Check Your Packaging and Labels Again
A final thing we wanted to note is that you’re going to want to review the labeling you use for packages. Many ecommerce brands write orders by hand or print out non-standard stickers to get their products to a destination. As you grow, especially when you move into international markets, this can become a big issue that takes up time and may leave off some of the information you need.
Use your ecommerce platform or pick up some software that can generate labels specific to the destination country and those that make it easy to attach documents to a package.
If you’re going global, that’s probably the best argument to adopt an ecommerce software system if you don’t have one already. They’re a great tool to get everything right and doublecheck your work, plus it’ll generate forms for your records.
Get Started with a Test
The final piece in your international plan is to find a few users in other countries who are willing to be your test cases. Provide discounts or freebies and send the goods in a way that’s as close to possible for what you think you’ll normally do.
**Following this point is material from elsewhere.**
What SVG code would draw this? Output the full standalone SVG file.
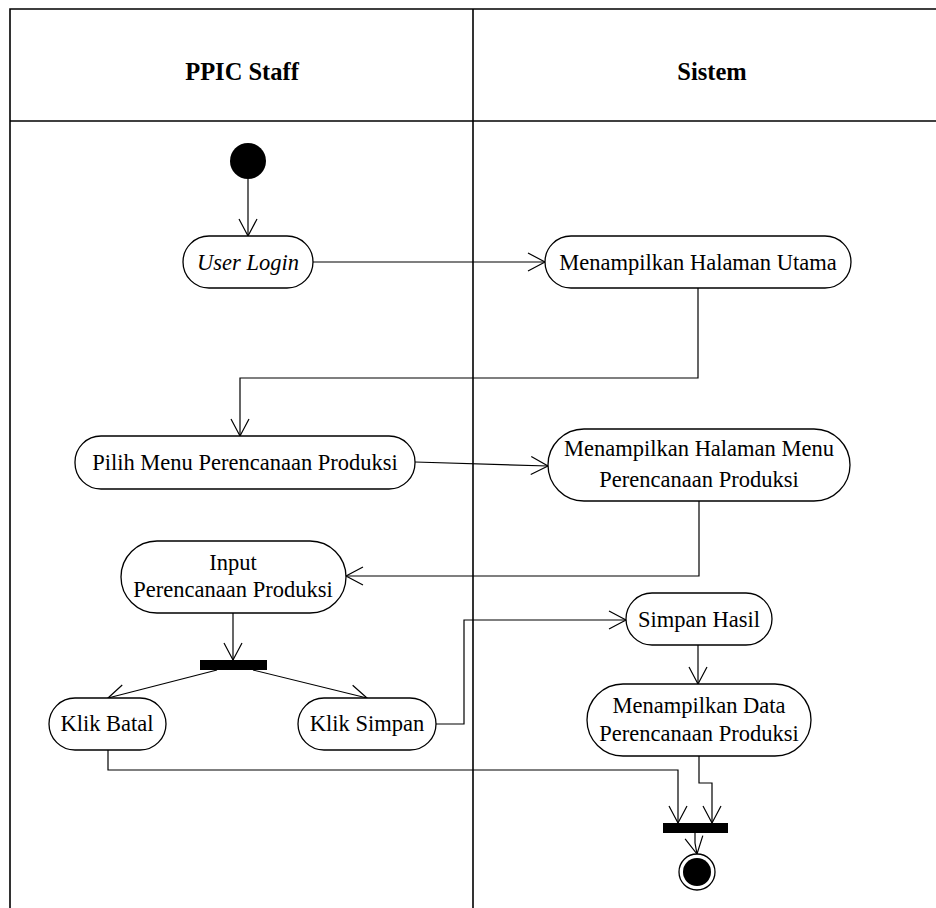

This testing can show you things that you’ve forgotten, issues with Customs, how long shipments and returns take, and much more. You might even not make it that far if a customer discovers a problem with your payment partners.
The ecommerce version of “location, location, location” is “test, test, test.” It is your best chance to understand all the variables that can impact your business and discover opportunities as well. Good luck on your international expansion and, always remember, keep on testing after your global store is live.